- **What is expected**:
Print word for word the first line of the listing below and every line after it, through the line with "(s2lab) at (309,50)". Leave out the pictures and the rest.

- **Supplied material**:
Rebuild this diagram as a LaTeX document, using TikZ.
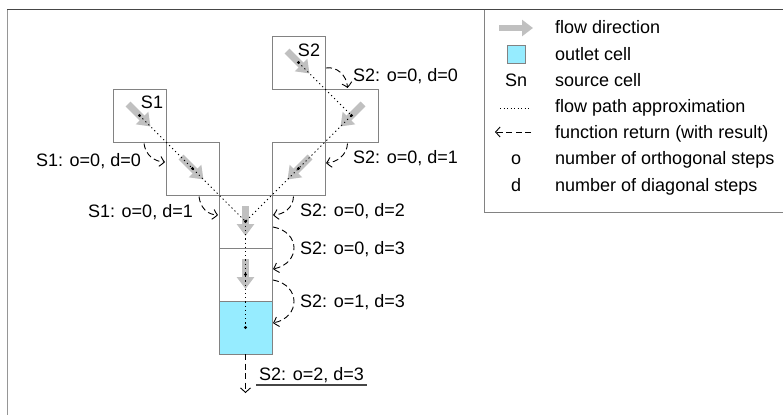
\documentclass[tikz,border=0pt]{standalone}
\usepackage{fontspec}
\setmainfont{Liberation Sans}
\usetikzlibrary{arrows.meta,bending}
\definecolor{cellgray}{RGB}{130,130,130}
\definecolor{flowgray}{RGB}{192,192,192}
\definecolor{outletblue}{RGB}{150,236,255}
\definecolor{framegray}{RGB}{150,150,150}
\definecolor{framedark}{RGB}{70,70,70}
\tikzset{
  cell/.style={draw=cellgray, line width=0.95pt, minimum size=53pt, inner sep=0pt, outer sep=0pt},
  flowarrow/.style={draw=flowgray, line width=7pt, -{Triangle[width=17pt,length=12pt]}},
  ctrdot/.style={fill=black, circle, inner sep=0pt, minimum size=3.2pt},
  flowpath/.style={line width=1pt, dash pattern=on 1.2pt off 3pt},
  ret/.style={line width=0.9pt, dash pattern=on 6pt off 3.5pt, -{Straight Barb[length=4.5pt,width=10pt,bend]}},
  lbl/.style={font=\fontsize{18}{21}\selectfont, inner sep=0pt, text height=13pt, text depth=0pt},
}
\begin{document}
\begin{tikzpicture}[x=1pt,y=-1pt]
\useasboundingbox (0,0) rectangle (783,415);
% frame
\draw[framegray, line width=1.3pt] (7.5,9.5) -- (7.5,415);
\draw[framedark, line width=1.6pt] (7,9.5) -- (783,9.5);
% legend box
\draw[cellgray, line width=1pt] (484,9.5) -- (484,212) -- (783,212);

% cells
\node[cell] (s1) at (139.5,115.5) {};
\node[cell] (a1) at (192.5,168.5) {};
\node[cell] (c1) at (245.5,221.5) {};
\node[cell] (c2) at (245.5,274.5) {};
\node[cell, fill=outletblue] (out) at (245.5,327.5) {};
\node[cell] (s2) at (298.5,62.5) {};
\node[cell] (b1) at (351.5,115.5) {};
\node[cell] (b2) at (298.5,168.5) {};

% source labels
\node[lbl] (s1lab) at (152,102) {S1};
\node[lbl] (s2lab) at (309,50) {S2};

% flow direction arrows
\draw[flowarrow] ([shift={(-11.5,-11.5)}]s1.center) -- ([shift={(11,11)}]s1.center);
\draw[flowarrow] ([shift={(-11.5,-11.5)}]a1.center) -- ([shift={(11,11)}]a1.center);
\draw[flowarrow] ([shift={(-11.5,-11.5)}]s2.center) -- ([shift={(11,11)}]s2.center);
\draw[flowarrow] ([shift={(11.5,-11.5)}]b1.center) -- ([shift={(-11,11)}]b1.center);
\draw[flowarrow] ([shift={(11.5,-11.5)}]b2.center) -- ([shift={(-11,11)}]b2.center);
\draw[flowarrow] ([shift={(0,-15.5)}]c1.center) -- ([shift={(0,14.5)}]c1.center);
\draw[flowarrow] ([shift={(0,-15.5)}]c2.center) -- ([shift={(0,14.5)}]c2.center);

% flow path approximation
\draw[flowpath] (s1.center) -- (c1.center);
\draw[flowpath] (s2.center) -- (b1.center) -- (c1.center);
\draw[flowpath] (c1.center) -- (out.center);
\foreach \n in {s1,a1,c1,c2,out,s2,b1,b2} \node[ctrdot] at (\n.center) {};

% function returns
\coordinate (r1a) at ([shift={(4.5,1.5)}]s1.south);
\coordinate (r1b) at ([shift={(-1,-6.5)}]a1.west);
\draw[ret] (r1a) .. controls ([shift={(1.5,12)}]r1a) and ([shift={(-10,0)}]r1b) .. (r1b);
\coordinate (r2a) at ([shift={(6.5,1.5)}]a1.south);
\coordinate (r2b) at ([shift={(-1,-6.5)}]c1.west);
\draw[ret] (r2a) .. controls ([shift={(1.5,12)}]r2a) and ([shift={(-10,0)}]r2b) .. (r2b);
\coordinate (r3a) at ([shift={(1,5.5)}]s2.east);
\coordinate (r3b) at ([shift={(-4,-1)}]b1.north);
\draw[ret] (r3a) .. controls ([shift={(11,-2)}]r3a) and ([shift={(0,-12)}]r3b) .. (r3b);
\coordinate (r4a) at ([shift={(-4,1.5)}]b1.south);
\coordinate (r4b) at ([shift={(1,-5.5)}]b2.east);
\draw[ret] (r4a) .. controls ([shift={(-0.5,12)}]r4a) and ([shift={(10,0)}]r4b) .. (r4b);
\coordinate (r5a) at ([shift={(-5,1.5)}]b2.south);
\coordinate (r5b) at ([shift={(1,-6.5)}]c1.east);
\draw[ret] (r5a) .. controls ([shift={(-0.5,12)}]r5a) and ([shift={(10,0)}]r5b) .. (r5b);
\coordinate (r6a) at ([shift={(1,5.5)}]c1.east);
\coordinate (r6b) at ([shift={(1,-5.5)}]c2.east);
\draw[ret] (r6a) .. controls ([shift={(28,5)}]r6a) and ([shift={(28,-5)}]r6b) .. (r6b);
\coordinate (r7a) at ([shift={(1,5.5)}]c2.east);
\coordinate (r7b) at ([shift={(1,-4.5)}]out.east);
\draw[ret] (r7a) .. controls ([shift={(28,5)}]r7a) and ([shift={(28,-5)}]r7b) .. (r7b);
\coordinate (fin) at (245.5,393);
\draw[ret] (out.south) -- (fin);

% return labels
\node[lbl, anchor=east] (l1) at (141,160) {S1: o=0, d=0};
\node[lbl, anchor=east] (l2) at (193,211) {S1: o=0, d=1};
\node[lbl, anchor=west] (l3) at (353,75) {S2: o=0, d=0};
\node[lbl, anchor=west] (l4) at (353,157) {S2: o=0, d=1};
\node[lbl, anchor=west] (l5) at (300,210) {S2: o=0, d=2};
\node[lbl, anchor=west] (l6) at (300,248) {S2: o=0, d=3};
\node[lbl, anchor=west] (l7) at (300,301) {S2: o=1, d=3};
\node[lbl, anchor=west] (l8) at (259,374) {S2: o=2, d=3};
\draw[framedark, line width=1.4pt] ([shift={(-3,11)}]l8.west) -- ([shift={(3,11)}]l8.east);

% legend
\draw[flowarrow, line width=6.5pt, -{Triangle[width=16pt,length=11pt]}] (499,28) -- (533,28);
\node[lbl] (lt1) at (555,27) [anchor=west] {flow direction};
\node[draw=cellgray, line width=1pt, fill=outletblue, minimum size=18pt, inner sep=0pt] (lsq) at (516,54) {};
\node[lbl, anchor=west] (lt2) at (555,54) {outlet cell};
\node[lbl] (lsn) at (516,80) {Sn};
\node[lbl, anchor=west] (lt3) at (555,80) {source cell};
\draw[flowpath, line width=0.8pt, dash pattern=on 1pt off 2.5pt] (500,108) -- (531,108);
\node[lbl, anchor=west] (lt4) at (555,106) {flow path approximation};
\draw[ret] (531,132) -- (495,132);
\node[lbl, anchor=west] (lt5) at (555,132) {function return (with result)};
\node[lbl] (lo) at (516,158) {o};
\node[lbl, anchor=west] (lt6) at (555,158) {number of orthogonal steps};
\node[lbl] (ld) at (516,185) {d};
\node[lbl, anchor=west] (lt7) at (555,185) {number of diagonal steps};
\end{tikzpicture}
\end{document}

- **Output for this exercise**:
Rebuild this diagram as a LaTeX document, using TikZ.
\documentclass[tikz,border=0pt]{standalone}
\usepackage{fontspec}
\setmainfont{Liberation Sans}
\usetikzlibrary{arrows.meta,bending}
\definecolor{cellgray}{RGB}{130,130,130}
\definecolor{flowgray}{RGB}{192,192,192}
\definecolor{outletblue}{RGB}{150,236,255}
\definecolor{framegray}{RGB}{150,150,150}
\definecolor{framedark}{RGB}{70,70,70}
\tikzset{
  cell/.style={draw=cellgray, line width=0.95pt, minimum size=53pt, inner sep=0pt, outer sep=0pt},
  flowarrow/.style={draw=flowgray, line width=7pt, -{Triangle[width=17pt,length=12pt]}},
  ctrdot/.style={fill=black, circle, inner sep=0pt, minimum size=3.2pt},
  flowpath/.style={line width=1pt, dash pattern=on 1.2pt off 3pt},
  ret/.style={line width=0.9pt, dash pattern=on 6pt off 3.5pt, -{Straight Barb[length=4.5pt,width=10pt,bend]}},
  lbl/.style={font=\fontsize{18}{21}\selectfont, inner sep=0pt, text height=13pt, text depth=0pt},
}
\begin{document}
\begin{tikzpicture}[x=1pt,y=-1pt]
\useasboundingbox (0,0) rectangle (783,415);
% frame
\draw[framegray, line width=1.3pt] (7.5,9.5) -- (7.5,415);
\draw[framedark, line width=1.6pt] (7,9.5) -- (783,9.5);
% legend box
\draw[cellgray, line width=1pt] (484,9.5) -- (484,212) -- (783,212);

% cells
\node[cell] (s1) at (139.5,115.5) {};
\node[cell] (a1) at (192.5,168.5) {};
\node[cell] (c1) at (245.5,221.5) {};
\node[cell] (c2) at (245.5,274.5) {};
\node[cell, fill=outletblue] (out) at (245.5,327.5) {};
\node[cell] (s2) at (298.5,62.5) {};
\node[cell] (b1) at (351.5,115.5) {};
\node[cell] (b2) at (298.5,168.5) {};

% source labels
\node[lbl] (s1lab) at (152,102) {S1};
\node[lbl] (s2lab) at (309,50) {S2};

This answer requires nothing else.